Jakarta, (Antara Sumbar) - Penghentian privatisasi atau swastanisasi air minum merupakan solusi penurunan muka tanah Jakarta sehingga sebenarnya reklamasi dan pembuatan tanggul laut raksasa tidak diperlukan, kata Kesatuan Nelayan Tradisional Indonesia (KNTI).
"Putusan Mahkamah Agung Nomor 31 K/Pdt/2017 yang memerintahkan penghentian privatisasi atau swastanisasi air minum merupakan jawaban atas masalah penurunan muka tanah di Jakarta yang mencapai 10-12 cm per tahun," kata Ketua Umum KNTI Marthin Hadiwinata di Jakarta, Minggu.
Menurut Marthin Hadiwinata, hal tersebut bisa terjadi karena privatisasi air minum tersebut memaksa warga Jakarta menggunakan air tanah yang mengakibatkan terjadinya penurunan muka tanah.
Karena itu, ia berpendapat anggapan tanggul laut raksasa sebagai satu-satunya pelindung banjir rob akibat penurunan muka tanah menjadi tidak relevan bagi ibukota.
Sebab utama penurunan muka tanah, lanjutnya, yaitu pengambilan air tanah bisa dihentikan dengan memastikan akses atas air minum dan air bersih dipenuhi oleh Pemerintah.
"Putusan MA tersebut menjadi preseden bagi pemerintah untuk segera memastikan rakyat Jakarta dapat mengakses air minum dan menghentikan segala pengambilan air tanah," katanya.
Menurut Marthin, berkaca dari pengalaman kota Tokyo,Jepang tentang enurunan muka tanah dapat dihentikan dengan tidak sama sekali menggunakan air tanah dalam kurun waktu 10 tahun.
Program reklamasi di Teluk Jakarta membuat pihak perusahaan swasta seperti yang bergerak di bidang properti dapat berupaya untuk mengomersialisasi tata ruang yang seharusnya bisa dipergunakan cuma-cuma oleh publik.
"Swasta diperbolehkan mengokupasi ruang publik untuk kepentingan komersialnya, atas izin pemerintah," kata Wakil Sekjen DPP PKB Dita Sari.
Menurut dia, bila proyek reklamasi ternyata menggusur dan menghancurkan perairan yang biasa menjadi kawasan penghidupan nelayan, maka klaim reklamasi untuk kepentingan umum adalah "omong kosong belaka".
Dita juga tidak setuju dengan argumen bahwa reklamasi bermanfaat untuk menambah hunian bagi penduduk Jakarta.
"Argumentasi reklamasi adalah vital untuk Jakarta sudah terlalu padat sama sekali tidak bisa diterima," katanya.

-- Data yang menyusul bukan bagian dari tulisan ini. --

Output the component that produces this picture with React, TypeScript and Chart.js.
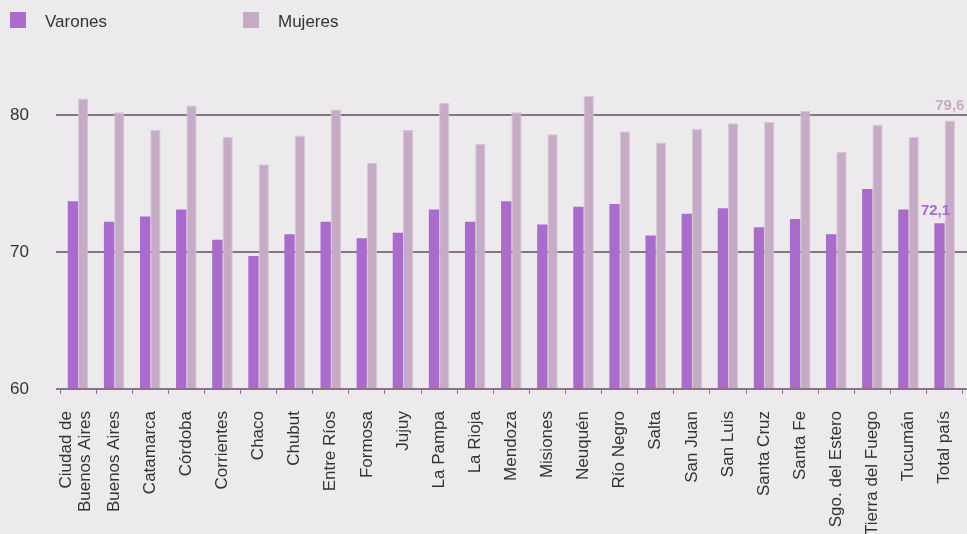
import React, { useEffect, useRef } from "react";
import { Chart, registerables } from "chart.js";

Chart.register(...registerables);

const categories: (string | string[])[] = [
  ["Ciudad de", "Buenos Aires"], "Buenos Aires", "Catamarca", "Córdoba", "Corrientes", "Chaco",
  "Chubut", "Entre Ríos", "Formosa", "Jujuy", "La Pampa", "La Rioja", "Mendoza", "Misiones",
  "Neuquén", "Río Negro", "Salta", "San Juan", "San Luis", "Santa Cruz", "Santa Fe",
  "Sgo. del Estero", "Tierra del Fuego", "Tucumán", "Total país",
];
const varones = [73.7, 72.2, 72.6, 73.1, 70.9, 69.7, 71.3, 72.2, 71.0, 71.4, 73.1, 72.2, 73.7, 72.0, 73.3, 73.5, 71.2, 72.8, 73.2, 71.8, 72.4, 71.3, 74.6, 73.1, 72.1];
const mujeres = [81.2, 80.2, 78.9, 80.7, 78.4, 76.4, 78.5, 80.4, 76.5, 78.9, 80.9, 77.9, 80.2, 78.6, 81.4, 78.8, 78.0, 79.0, 79.4, 79.5, 80.3, 77.3, 79.3, 78.4, 79.6];
const yTicks = [60, 70, 80];
const gridValues = [70, 80];
const totalLabels = ["72,1", "79,6"];
const seriesNames = ["Varones", "Mujeres"];

const C_V = "#A96BCC";
const C_M = "#C6ABC6";
const GRID = "#8C7088";
const TEXT = "#333333";
const BG = "#ECEAED";
const FONT = "'Liberation Sans', Arial, Helvetica, sans-serif";

const customPlugin = {
  id: "custom",
  beforeDatasetsDraw(chart: any) {
    const ctx = chart.ctx;
    const y = chart.scales.y;
    ctx.save();
    ctx.strokeStyle = GRID;
    ctx.lineWidth = 2;
    gridValues.forEach((v) => {
      const py = Math.round(y.getPixelForValue(v));
      ctx.beginPath();
      ctx.moveTo(56, py);
      ctx.lineTo(967, py);
      ctx.stroke();
    });
    ctx.restore();
  },
  afterDatasetsDraw(chart: any) {
    const ctx = chart.ctx;
    const y = chart.scales.y;
    const x = chart.scales.x;
    ctx.save();
    ctx.strokeStyle = GRID;
    ctx.lineWidth = 2;
    const by = Math.round(y.getPixelForValue(60));
    ctx.beginPath();
    ctx.moveTo(56, by);
    ctx.lineTo(967, by);
    ctx.stroke();
    const last = categories.length - 1;
    const m0 = chart.getDatasetMeta(0).data[last];
    const m1 = chart.getDatasetMeta(1).data[last];
    ctx.font = `bold 15px ${FONT}`;
    ctx.textAlign = "center";
    ctx.textBaseline = "bottom";
    ctx.fillStyle = C_V;
    ctx.fillText(totalLabels[0], m0.x - 4, m0.y - 5);
    ctx.fillStyle = C_M;
    ctx.fillText(totalLabels[1], m1.x, m1.y - 7);
    ctx.font = `17px ${FONT}`;
    ctx.fillStyle = TEXT;
    ctx.textAlign = "right";
    ctx.textBaseline = "middle";
    categories.forEach((c, i) => {
      const lines = Array.isArray(c) ? c : [c];
      const px = x.getPixelForValue(i);
      lines.forEach((ln, j) => {
        const off = (j - (lines.length - 1) / 2) * 19 - (lines.length > 1 ? 2 : 0);
        ctx.save();
        ctx.translate(px + off, 411);
        ctx.rotate(-Math.PI / 2);
        ctx.fillText(ln, 0, 0);
        ctx.restore();
      });
    });
    ctx.restore();
  },
};

export default function App() {
  const ref = useRef<HTMLCanvasElement>(null);
  useEffect(() => {
    if (!ref.current) return;
    const chart = new Chart(ref.current, {
      type: "bar",
      data: {
        labels: categories as any,
        datasets: [
          {
            label: seriesNames[0],
            data: varones,
            backgroundColor: C_V,
            categoryPercentage: 0.57,
            barPercentage: 1,
          },
          {
            label: seriesNames[1],
            data: mujeres,
            backgroundColor: C_M,
            borderColor: "#D6C6D6",
            borderWidth: { top: 1, left: 1, right: 1, bottom: 0 },
            categoryPercentage: 0.57,
            barPercentage: 1,
          },
        ],
      },
      options: {
        animation: false,
        responsive: false,
        maintainAspectRatio: false,
        layout: { padding: { top: 87.6, right: 4.3, left: 0, bottom: 0 } },
        plugins: { legend: { display: false }, tooltip: { enabled: false } },
        scales: {
          x: {
            grid: {
              display: true,
              drawOnChartArea: false,
              drawTicks: true,
              tickLength: 5,
              offset: true,
              color: GRID,
              lineWidth: 1,
            },
            border: { display: false },
            ticks: { display: false },
            afterFit: (s: any) => {
              s.height = 145;
            },
          },
          y: {
            min: 60,
            max: 82,
            grid: { display: false },
            border: { display: false },
            afterBuildTicks: (s: any) => {
              s.ticks = yTicks.map((v) => ({ value: v }));
            },
            ticks: {
              padding: 23,
              color: TEXT,
              font: { family: FONT, size: 17 },
            },
            afterFit: (s: any) => {
              s.width = 60;
            },
          },
        },
      },
      plugins: [customPlugin],
    });
    return () => chart.destroy();
  }, []);

  const legendItem = (left: number, color: string, text: string) => (
    <div style={{ position: "absolute", left, top: 12, display: "flex", alignItems: "center" }}>
      <div style={{ width: 16, height: 16, background: color }} />
      <span style={{ marginLeft: 19, fontFamily: FONT, fontSize: 17, color: TEXT, lineHeight: "16px", position: "relative", top: 2 }}>{text}</span>
    </div>
  );

  return (
    <div style={{ position: "fixed", left: 0, top: 0, width: 967, height: 534, background: BG, overflow: "hidden" }}>
      <canvas ref={ref} width={967} height={534} style={{ position: "absolute", left: 0, top: 0 }} />
      {legendItem(10, C_V, seriesNames[0])}
      {legendItem(243, C_M, seriesNames[1])}
    </div>
  );
}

Ia membandingkan Jakarta dengan tingkat kepadatan 150 jiwa/ha yang masih lebih lengang dibandingkan dengan Paris (400 jiwa/ha) atau Kopenhagen (600 jiwa/ha).
Karena itu, ia menyatakan tidak setuju dengan reklamasi di Teluk Jakarta yang dinilai bakal mengubah ruang yang tadinya milik bersama, menjadi milik pribadi karena dikomersialisasi. (*)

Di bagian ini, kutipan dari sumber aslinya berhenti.